At the same time, there’s no denying that this world has an aura of dread. An offering of a fallen fruit can be innocent, but the Bible sure warns us otherwise. And since Kaul’s is very much a women’s film—his radical closeness, the camera’s identification, has made it so—the sense that it is a horror, in the worst, most violent sense, also intensifies in this seemingly calm sequence of a woman walking alone. Black birds ominously flock the skies above, as if cut out of a Hitchcock frame.

This sense of dread grows with each incremental plot point: the old Janu’s crepuscular return to Balo’s house, when her sister’s alone (a terrifying shot of his and the girl’s image, reflected in the mirror, their backs turned to each other, but the plane flattened, like in a Cézanne painting, the protective distance between the two collapsed); the drowning of a woman in the village who, we’re told, couldn’t tolerate being a widow, though her loneliness was just as terrible when married. Then the certainty, the minute carefully groomed Sucha returns, that the horror, the direct threat, with which the entire film is so potently impregnated but whose direction we haven’t foreseen, is in fact entirely wedded to his promiscuous figure.

It takes some time to realize just how cruelly Kaul has recut his world in the constructivist vein. Mainly that Balo isn’t returning to the bus stop multiple times, but that she is always there. We’re seeing her single wait in pieces—a perfect figure of stasis, of paralysis, while her sister’s tragic fate unravels on that fated day. The tragedy of such fractured time is then also ours. We don’t see the truth quickly enough, can’t prepare for its blunt edge. This gives Kaul’s tale a terrible aura of inevitability, like seeing a death mask in a horror film. Perhaps that’s befitting, since Kaul was taken with death’s importance in Bresson’s Une femme douce (1969).

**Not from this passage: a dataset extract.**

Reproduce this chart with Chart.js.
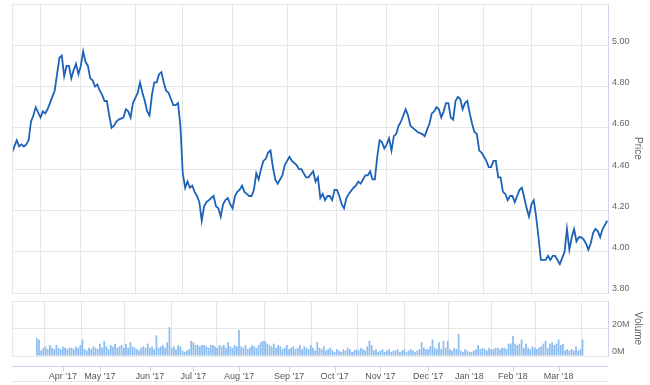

The force of objects also returns in the scene when Balo guesses what’s happened to her sister, but not who did it. “Where is my pleated braid?” the girl asks. “It’s gone.” It’s only then that the earlier scene, of Sucha slickly braiding his hair before a squalid hotel mirror finds its match. Such posterior piecing together, readjusting angles to finally glimpse the whole is also the mark of modern, “constructivist” painting.  

In his interview, originally for Indian Super Bazaar (January, 1982), reprinted in a booklet by the Courtisane Film Festival, Kaul spoke of how important sensuousness was to his movies. He observed, “Anything that is trying to alter it,” such as logic, or sense, “is trying to alter something very deep. (…) There is a lot of dead material sticking in this sensuousness within us.” That dead material, terrifying, unspeakable, feudal, and permissible only on account of diminished imagination and deadened empathy for the other, for women, is the very subject of Our Daily Bread. In the end, as Balo sees Sucha off without having really spoken to him, or he revealing his deed, she lingers in the dark at the bus stop. The repeated take of her veiled face is a piercing twist on the traditional shot-counter-shot. Balo looks out and sees herself. Or else she’s staring into the abyss—a lonely figure whose double is death.